Gwendolyn Elizabeth Brooks
Gwendolyn Elizabeth Brooks was born on June 7, 1917. A poet, she was the first African American to receive a Pulitzer Prize.
Born in Topeka, Kansas, Brooks graduated from Wilson Junior College in 1936. Critics praised her first book of poems, A Street in Bronzeville (1945), as a moving evocation of life in an urban Black neighborhood. In 1949, Brooks wrote Annie Allen, and was awarded the 1950 Pulitzer Prize in poetry. Since then, she has written a number of selections for readers of all ages. These include Maude Martha (1953), The Bean Eaters (1960), In the Mecca (1968), Riot (1969), Jump Bad (edited): A New Chicago Anthology (1971), Report from Part One: An Autobiography (1972), To Disembark (1981), The Near-Johannesburg Boy and Other Poems (1986), Blacks (1987), and Children Coming Home (1991).
Brooks is noted for her adaptation of traditional forms of poetry and for her use of short verse lines and casual rhymes. Brooks was named poet laureate for the state of Illinois in 1968, succeeding Carl Sandburg.
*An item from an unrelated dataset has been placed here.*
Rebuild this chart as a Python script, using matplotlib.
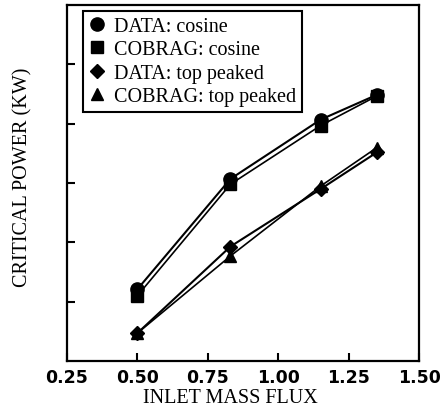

In 1985 she was appointed poetry consultant to the Library of Congress. In 1990, Brooks became the first American to receive the Society for Literature Award from the University of Thessalonica in Athens, Greece.
She received the National Book Foundation's medal for Distinguished Contribution to American Letters in 1994. Gwen Brooks died December 4, 2000.